Clameurs de colère contre l’ordonnance de Tiani : Gare à une rupture brutale du charme !
Quelle mouche a-t-elle pu piquer le général Tiani Abdourahamane pour l’amener à prendre cette ordonnance (n°2024-05 du 23 février 2024) portant dérogation à la législation relative aux marchés publics, aux impôts, taxes et redevance et à la comptabilité publique ? Comment un soldat qui a fièrement proclamé avoir renversé le régime du président Bazoum Mohamed pour mettre fin à la malgouvernance caractérisée par des détournements massifs des deniers publics, la corruption à visage découvert dans les hautes sphères de l’Etat, l’impunité, l’injustice sociale, une gestion clanique, etc., peut-il poser un acte aussi indécent qui vise clairement à légaliser les pratiques malsaines qu’il dit pourtant vouloir combattre durant la transition ?
Comment a-t-il pu se laisser convaincre qu’il peut et doit prendre une ordonnance pour soustraire les commandes de matériels, marchandises, et prestations de services au profit des Forces de défense et de sécurité (FDS) au paiement des impôts, taxes et redevances mais aussi à la comptabilité publique ?
En dehors du fait que certaines commandes notamment d’achat d’armements peuvent revêtir le sceau du secret-défense, pourquoi les achats et prestations de services au profit des secteurs de la Défense et la Sécurité doivent-ils être exemptés d’impôts, taxes et redevances et soustraits à la comptabilité publique ? Pourquoi ils ne peuvent plus être régis par les dispositions du code général de passation des marchés publics ?
A travers cette manoeuvre malheureuse transparait clairement une volonté manifeste du CNSP et de son président de gérer exclusivement, dans l’opacité totale, tout ce qui est dépenses de l’Etat au profit de FDS, sans rendre des comptes par rapport à la gestion des fonds alloués au secteur.
Les modalités d’application de l’ordonnance seront fixées par un décret pris en Conseil des ministres, lit-on dans le document.
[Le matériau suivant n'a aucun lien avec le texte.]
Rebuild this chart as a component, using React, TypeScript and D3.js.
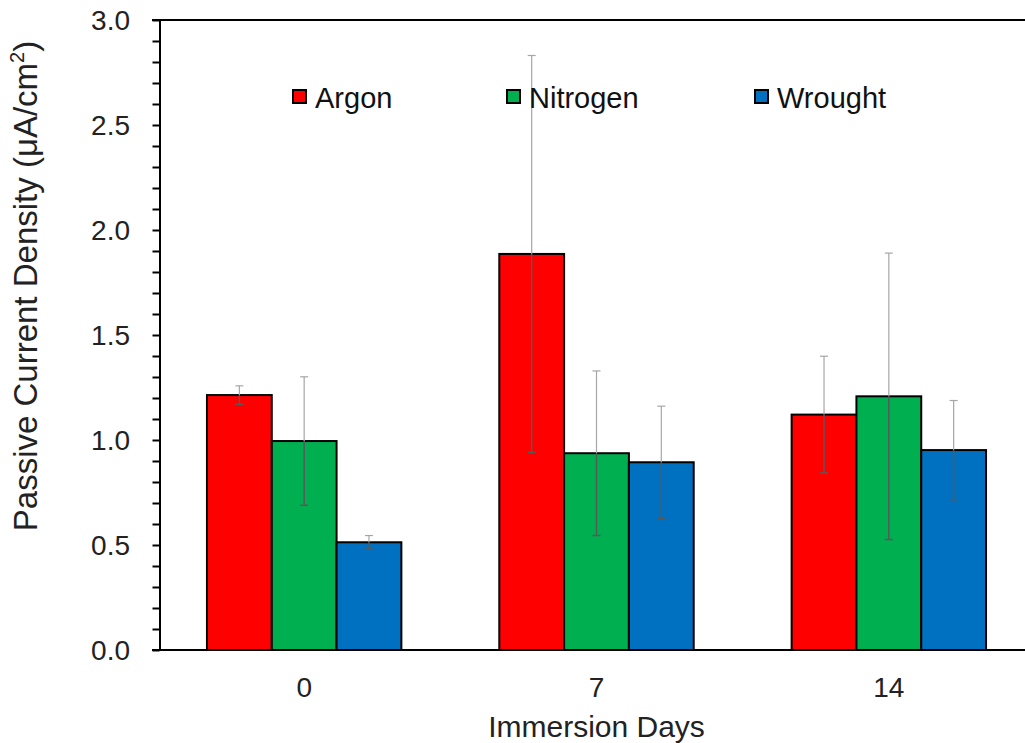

En attendant l’adoption dudit décret, des voix commencent à s’élever au sein de l’opinion nationale pour exiger du général Tiani l’abrogation pure et simple de la fameuse ordonnance, la qualifiant de vanne grandement ouverte pour la culture de la corruption et les pratiques assimilées. Les Nigériens craignent, et à juste titre, la réédition des ‘’MDN-gate’’, en référence à des malversations portant sur quelque 76 milliards de francs destinés l’achat d’armes, de munitions et d’équipements commises par des opérateurs économiques au ministère de la Défense nationale entre 2016 et 2019, rappelle-t-on.
Marquant son ferme rejet de l’ordonnance, le Conseil exécutif national de Transparency International-Niger (T.I-N), s’est réuni le lundi 11 mars 2024, pour condamner sans réserve sa signature, qui symbolise ‘’la marche du Niger vers la promotion de l’affairisme au sommet de l’Etat’’.
Pour TN-N, l’ordonnance est d’autant inique et cynique qu’elle a été prise sans consultation ni concertation avec les acteurs concernés. En cela, elle constitue une grave atteinte aux principes de transparence, de redevabilité et de bonne gouvernance qui sont au coeur des attentes des Nigériens vis-à-vis du CNSP. Elle ouvre un grand boulevard à la grande corruption. Ce n’est ni plus ni moins que de cela qu’il s’agit, selon l’interprétation de l’organisation de lutte contre la corruption. ‘’Cette ordonnance confère aux autorités le pouvoir discrétionnaire de passer des marchés publics sans appel d’offres ni contrôle préalable, de dispenser certains opérateurs économiques (du reste connus de tous) du paiement des impôts, taxes et redevances, et de soustraire certaines dépenses publiques au contrôle des services compétents et des citoyens nigériens’’, souligne le communiqué.
Au regard de la gravité de l’acte posé par Tiani, Transparency International-Niger dit condamner sans réserve la signature de cette ordonnance qui illustre la marche du Niger vers la promotion de l’affairisme au sommet de l’Etat, avant de rappeler au président du CNSP ‘’ses multiples professions de foi quant à son engagement pour une gestion transparente des affaires publiques’’.
Et pour éviter toute détérioration inutile des rapports entre les populations et la junte, il est demandé à Tiani l’abrogation pure et simple de cette ordonnance hautement ‘’corruptogène’’ et qui va permettre de faire main basse sur les biens publics.
Et aux organisations de la société civile de se mobiliser pour lutter contre et la mauvaise gouvernance annoncée par l’ordonnance n°2024-05 du 23 février 2024. Le général Tiani prêtera-t-il une oreille attentive aux clameurs de contestation suscitées par son ordonnance et renoncer à son application ? Le temps nous le dira. La seule certitude, c’est que le sentier sur lequel il veut s’engager est escarpé et truffé d’embûches.